On the positive side I bought a punnet of Queensland strawberries today and they were great, red right through, the first time in years that I have eaten strawberries that are not white in the centre, delicious.
I woke up about six after going to bed early and I was on the road by 7.15, my fingers got a bit cold packing up in 3 °C, but the day has been perfect, clear skies and sunny at 19 °C.
The water tower at Moura was very well done, but the main feature was facing a green shed, not sure why they did that. You can just see the corner of the shed roof on the left in this photo which is why the tower is off centre.

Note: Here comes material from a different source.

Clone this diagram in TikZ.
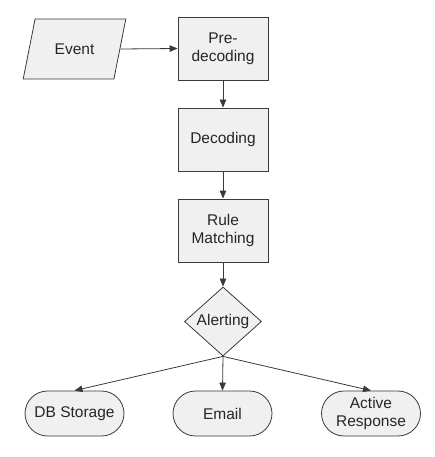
\documentclass[tikz,border=0pt]{standalone}
\usepackage{fontspec}
\setmainfont{Liberation Sans}
\usetikzlibrary{shapes.geometric,shapes.misc,arrows.meta}
\definecolor{boxfill}{HTML}{F0F0F0}
\definecolor{boxline}{HTML}{3A3A3A}
\begin{document}
\begin{tikzpicture}[x=1pt,y=-1pt,line cap=butt,line join=miter,>={Triangle[length=8pt,width=6.5pt]},
		font=\fontsize{15.5}{18}\selectfont]
		\tikzset{base/.style={draw=boxline,fill=boxfill,line width=0.8pt,text=black!85,align=center,inner sep=0pt},
			procbox/.style={base,rectangle,minimum width=90pt,minimum height=63pt},
			iobox/.style={base,trapezium,trapezium left angle=61,trapezium right angle=119,
				trapezium stretches=true,minimum width=103pt,minimum height=60pt},
			decbox/.style={base,diamond,minimum width=77pt,minimum height=69pt},
			endbox/.style={base,rounded rectangle,minimum width=99pt,minimum height=45pt},
			flow/.style={->,draw=boxline,line width=0.8pt}}
		\useasboundingbox (0,0) rectangle (434,457);
		\node[iobox] (event) at (74.5,49) {Event};
		\node[procbox] (predec) at (223,48.5) {Pre-\\decoding};
		\node[procbox] (dec) at (223,139.5) {Decoding};
		\node[procbox] (rule) at (223,230.5) {Rule\\Matching};
		\node[decbox] (alert) at (223,321.5) {Alerting};
		%--------- Ausgaben
		\node[endbox] (db) at (74.5,413.5) {DB Storage};
		\node[endbox] (mail) at (222.5,413.5) {Email};
		\node[endbox] (resp) at (371,413.5) {Active\\Response};
		\draw[flow] (event.east) -- (predec.west);
		\draw[flow] (predec) -- (dec);
		\draw[flow] (dec) -- (rule);
		\draw[flow] (rule) -- (alert);
		\draw[flow] (alert.south) -- (db.north);
		\draw[flow] (alert.south) -- (mail.north);
		\draw[flow] (alert.south) -- (resp.north);
	\end{tikzpicture}
\end{document}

The detail on this tower is excellent and the colours are vibrant.
The back of the tower is just as vibrant but with less detail.
On the journey to Moura I passed several massive coal mines and a train of coal wagons about one Km long. The country was very dry with little grass and the dams were mostly dry. The next town was Biloela where the town has created artwork on a water tank. The painting is very colourful with lots of detail and is very well executed. It shows the development of the area on three panels of the water tank. The first panel is of the Jurassic period.
The next panel is of the period that aborigines dominated the area, the Jurassic period panel is on the left.
The last panel detailed the European settlement of the area which faces the road.
This photo shows the whole tank with the aboriginal panel on the left and the last part of the European settlement illustration on the right. The only way I could get it in one photo was to do a panorama on the camera.
So on to Cania Gorge which looks just the same as when Marg and I were here, I have good memories of our stay here. Given that I have been following a public art trail it was a surprise to see lots of art on the cabins and toilets in the caravan park. The toilet mens and ladies signs were good.
The cabins in the park are all named after Australian birds or animals and are painted with artwork that matches the name.
On Wednesday I had a bit of a lazy day, spent a couple of hours talking with my neighbours and then went on a walk to Giants Chair Lookout. It was a steep 900 metre climb with about 400 steps the forest I walked through was delightful with hundreds of grass trees dotting the landscape.
The gorge is about 100 metres deep and runs for about 10 km. The view from the top is good but not spectacular.
Another view of the gorge.
On one of the rock faces there was a staghorn fern growing that looked to me to be 30-40 years old.
Tomorrow I will drive into Monto, the nearest town and have lunch at a cafe, Marg and I did that on our last visit here and maybe another walk in the afternoon. It may be a few days until I have enough material for the next blog.